143 — SemMedDB: a PubMed-scale repository of biomedical semantic predications

Kilicoglu et al (10.1093/bioinformatics/bts591)

Read on 10 January 2018
#NLP  #medicine  #healthcare  #database  #knowledge-graph  #semantics 

SemMedDB is a database that lists semantic predictions that have been automatically extracted from PubMed-listed article titles and abstracts. For example, it might read this title and decide that (SemMedDB DATABASE_OF biomedical semantic predictions)… admittedly an underwhelming example… A better example is this one, from the paper:

Infection-CAUSES-Guillain-Barre Syndrome

from the sentence

Infections can trigger GBS.

SemRep, the engine used to extract semantics from free text, looks for common predicates to fill its knowledge-graph such as INHIBITS, TREATS, STIMULATES, etc. The database includes gene-disease relationships, pharmacogenomics, synonymization, and more… and achieves mid-fifties to low-eighties precision and recall when compared against human responses.

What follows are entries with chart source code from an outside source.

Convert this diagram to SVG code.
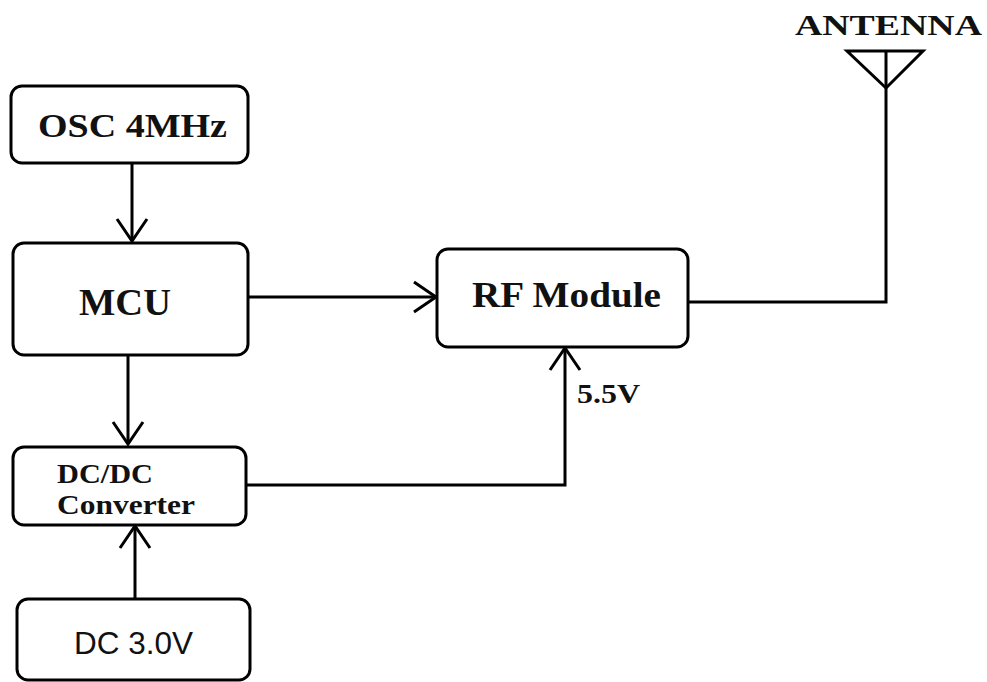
<svg xmlns="http://www.w3.org/2000/svg" width="987" height="682" viewBox="0 0 987 682">
<defs>
<style>
.box{fill:#fff;stroke:#000;stroke-width:3}
.ln{fill:none;stroke:#000;stroke-width:3}
.serif{font-family:"Liberation Serif","Times New Roman",serif;font-weight:bold;fill:#111}
.sans{font-family:"Liberation Sans",Arial,sans-serif;fill:#111}
</style>
<marker id="arr" markerUnits="userSpaceOnUse" markerWidth="40" markerHeight="40" viewBox="-25 -20 30 40" refX="0" refY="0" orient="auto">
<path d="M-22,-15 L0,0 L-22,15" fill="none" stroke="#000" stroke-width="3"/>
</marker>
</defs>
<rect width="987" height="682" fill="#fff"/>
<g id="connectors">
<line class="ln" x1="132" y1="163" x2="132" y2="241" marker-end="url(#arr)"/>
<line class="ln" x1="128" y1="355" x2="128" y2="444" marker-end="url(#arr)"/>
<line class="ln" x1="135" y1="599" x2="135" y2="526" marker-end="url(#arr)"/>
<line class="ln" x1="248" y1="297" x2="436" y2="297" marker-end="url(#arr)"/>
<polyline class="ln" points="246,485 565,485 565,348" marker-end="url(#arr)"/>
<polyline class="ln" points="688,302 886,302 886,51"/>
</g>
<g id="osc">
<rect class="box" x="11" y="86" width="237" height="77" rx="11"/>
<text class="serif" x="38" y="137" font-size="33" textLength="189" lengthAdjust="spacingAndGlyphs">OSC 4MHz</text>
</g>
<g id="mcu">
<rect class="box" x="13" y="243" width="235" height="112" rx="11"/>
<text class="serif" x="79" y="315" font-size="37" textLength="92" lengthAdjust="spacingAndGlyphs">MCU</text>
</g>
<g id="dcdc">
<rect class="box" x="13" y="447" width="233" height="78" rx="11"/>
<text class="serif" x="57" y="483" font-size="27" textLength="96" lengthAdjust="spacingAndGlyphs">DC/DC</text>
<text class="serif" x="57" y="514" font-size="27" textLength="138" lengthAdjust="spacingAndGlyphs">Converter</text>
</g>
<g id="dc3v">
<rect class="box" x="17" y="599" width="233" height="81" rx="11"/>
<text class="sans" x="74" y="654" font-size="31" textLength="119" lengthAdjust="spacingAndGlyphs">DC 3.0V</text>
</g>
<g id="rf">
<rect class="box" x="437" y="249" width="251" height="98" rx="11"/>
<text class="serif" x="472" y="307" font-size="35" textLength="189" lengthAdjust="spacingAndGlyphs">RF Module</text>
</g>
<g id="label55">
<text class="serif" x="577" y="403" font-size="28" textLength="63" lengthAdjust="spacingAndGlyphs">5.5V</text>
</g>
<g id="antenna">
<text class="serif" x="795" y="35" font-size="29" textLength="187" lengthAdjust="spacingAndGlyphs">ANTENNA</text>
<path class="ln" d="M847,51 L923,51 L886,88 Z"/>
</g>
</svg>
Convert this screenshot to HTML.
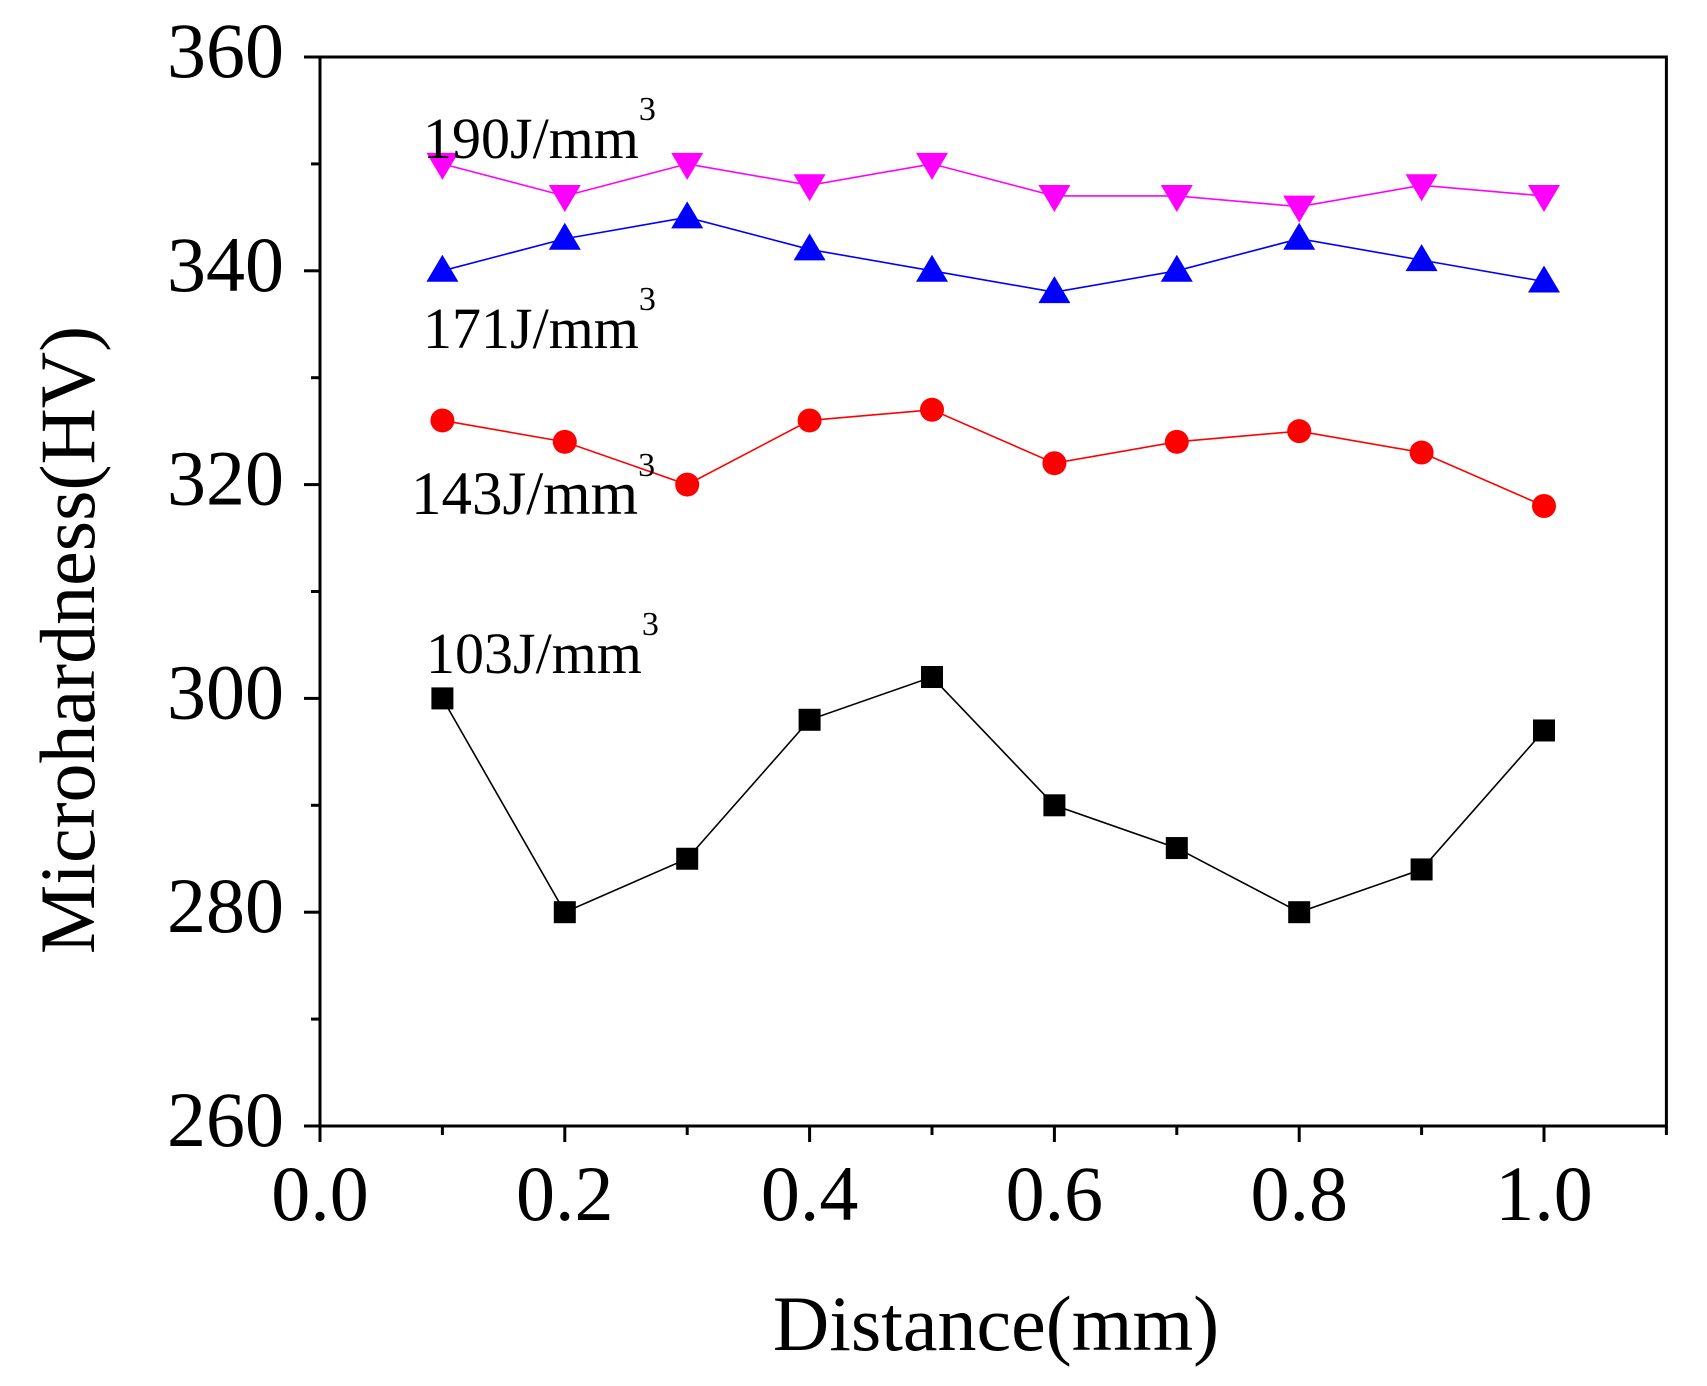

Of the data used to construct the KG, almost all are parsed sentences; some other data-sources are lists of citations (suggesting associations between topics) and summary-statistics computed over the KG itself.

This system is stored and queriable as a SQL database (which is interesting, since there are so many graph databases available now); it can be reached at https://skr3.nlm.nih.gov/SemMedDB/.

This sort of platform is very interesting for automating medical insights; even though the low precision/recall means that it’s not necessarily quite useful in a clinical setting yet, improvements to SemRep (or swapping out for another NLP parser) could make big improvements in automatable literature search and understanding.